The worst book cover I've ever had was for A Woman of the Iron People. A woman in a low cut dress, who appears to be southern European, possibly Carman or the gypsy in Il Trovatore who throws the wrong baby in the fire, holds a human or hominid skull toward us. The woman is not in the novel. As far as I can remember, no one in the novel ever holds a skull.
I asked my editor about the cover. It's been a long time, and I'm not sure my memory is clear. But I think I remember him telling me that my heroine was nonwhite; and in those days -- 1991 -- it was common wisdom that you couldn't put nonwhites on the cover of an SF novel. So they put someone else entirely on the cover. I assume she was holding a skull so readers would realize that the book was anthropological SF; and maybe it hinted at death and violence, always attractive in a novel. I assume her bosom was falling out of her dress, because it was common wisdom that SF is read by boys and young men.
Karen Axness at A Room of One's Own in Madison had to beg customers to buy my novel, because the cover was so repellent.
This year at ICFA David Hartwell explained to me how such covers happen. He was not talking about Woman, but Melissa Scott's Shadow Man.
You hire an artist who has done good work in the past. He turns in something ghastly; and you don't have money in the budget to commission a second painting. So you go with the ghastly cover, even though an intern with a Mac could do something better for free.
Well, that is one explanation, and doubtless it is true.
There used to be a cataloger at the Hennepin County Library System here in Minnesota. His name was Sandy Berman, and he was interested in how cataloging can be used to control information and make sure that unpopular information cannot be found, even though it is in the library, readily available to anyone who can figure out how to find it. Sandy had a national rep and the respect of many librarians, but he was not popular with his bosses and was finally pushed into retirement.
In any case, I keep wondering -- sour person that I am -- if novels are sometimes sabotaged more or less by accident, by making them difficult to find. Any number of people can do it -- the editor, the artist, people in marketing, buyers at chains...

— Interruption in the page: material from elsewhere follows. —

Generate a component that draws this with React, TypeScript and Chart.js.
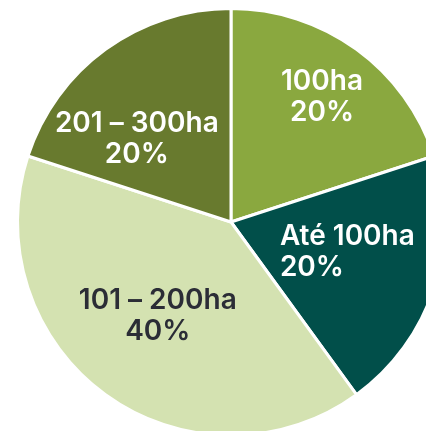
import React, { useEffect, useRef } from "react";
import { Chart, registerables } from "chart.js";

Chart.register(...registerables);

// ---- data ----
const categories: string[] = ["100ha", "Até 100ha", "101 – 200ha", "201 – 300ha"];
const shares: number[] = [20, 20, 40, 20];
const percentLabels: string[] = ["20%", "20%", "40%", "20%"];

// ---- styles ----
const sliceColors: string[] = ["#8aa83f", "#014f4a", "#d4e2b1", "#687a2e"];
const textColors: string[] = ["#ffffff", "#ffffff", "#2b2d36", "#ffffff"];
const labelAlign: CanvasTextAlign[] = ["center", "left", "center", "center"];
// label placement relative to each arc: angle shift from mid-angle (deg) and fraction of radius
const labelAngleShift: number[] = [0, 14, 2, -12.7];
const labelRadiusFrac: number[] = [0.725, 0.27, 0.557, 0.587];

const FONT = "600 28px Inter, 'Noto Sans', sans-serif";
const LINE_GAP = 31;

const labelPlugin = {
  id: "sliceLabels",
  afterDatasetsDraw(chart: any) {
    const meta = chart.getDatasetMeta(0);
    const ctx = chart.ctx as CanvasRenderingContext2D;
    ctx.save();
    ctx.font = FONT;
    ctx.textBaseline = "middle";
    meta.data.forEach((arc: any, i: number) => {
      const { x, y, startAngle, endAngle, outerRadius } = arc.getProps(
        ["x", "y", "startAngle", "endAngle", "outerRadius"],
        true
      );
      const mid = (startAngle + endAngle) / 2 + (labelAngleShift[i] * Math.PI) / 180;
      const r = outerRadius * labelRadiusFrac[i];
      const lx = x + Math.cos(mid) * r;
      const ly = y + Math.sin(mid) * r;
      ctx.fillStyle = textColors[i];
      ctx.textAlign = labelAlign[i];
      const lines = [chart.data.labels[i], percentLabels[i]];
      lines.forEach((t: string, k: number) => {
        ctx.fillText(t, lx, ly + (k - (lines.length - 1) / 2) * LINE_GAP);
      });
    });
    ctx.restore();
  },
};

export default function App() {
  const canvasRef = useRef<HTMLCanvasElement | null>(null);

  useEffect(() => {
    if (!canvasRef.current) return;
    const chart = new Chart(canvasRef.current, {
      type: "pie",
      data: {
        labels: categories,
        datasets: [
          {
            data: shares,
            backgroundColor: sliceColors,
            borderColor: "#ffffff",
            borderWidth: 3,
            hoverOffset: 0,
          },
        ],
      },
      options: {
        responsive: false,
        animation: false,
        devicePixelRatio: 1,
        layout: { padding: { top: 7, bottom: 7, left: 15, right: 15 } },
        plugins: {
          legend: { display: false },
          tooltip: { enabled: false },
        },
        events: [],
      },
      plugins: [labelPlugin],
    });
    return () => chart.destroy();
  }, []);

  return (
    <div style={{ position: "fixed", left: 0, top: 0, width: 426, height: 431, overflow: "hidden", background: "#ffffff" }}>
      <canvas ref={canvasRef} width={462} height={444} style={{ display: "block" }} />
    </div>
  );
}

The editor is the least likely suspect. Why would he sabotage a book he's bought? But the book's survival is dependent on so many people, and so dependent on fitting into the right slot.
1 comment:
Hi Eleanor
no-one had to beg me to buy your book :-) .. funny I was just re-reading this a couple of months ago and I must say it really struck me how wrong the cover was - as I read I kept turning back to the cover in puzzled amazement (what book did the artist think they were doing a cover for?!) Yet I don't recall having this reaction at the time of first reading it. But then again I was on a mission then, reading every feminist sf book I could get my hands on, and no mere cover was going to stop me :-) The point was I had lists of authors whose books I was after, I wasn't browsing the shelves looking, which may well have lead to quite different reading choices.
I do find the whole issue of inappropriate covers fascinating, especially as writers don't appear to be protected by fame or good sales... There's the classic version of Octavia Butler's Dawn with Lilith depicted as a strawberry blonde white woman ... or Lois McMaster Bujold's truly appalling cover for A Civil Campaign. (I think that wins out over yours on poor taste grounds, though it sort of has some connection to the novel - just totally misrepresents the genre as romance. And makes Miles a couple of feet too tall...) One of my favourites in the category of trying really hard to capture the elements of the story and failing abysmally on good taste grounds is Marti Steussy's
Dreams of Dawn
I have to say the explanation you were offered is one of the few I have heard that make sense, and yet... hmmm wouldn't it make a fascinating study, tracking the impact of 'wrong' covers?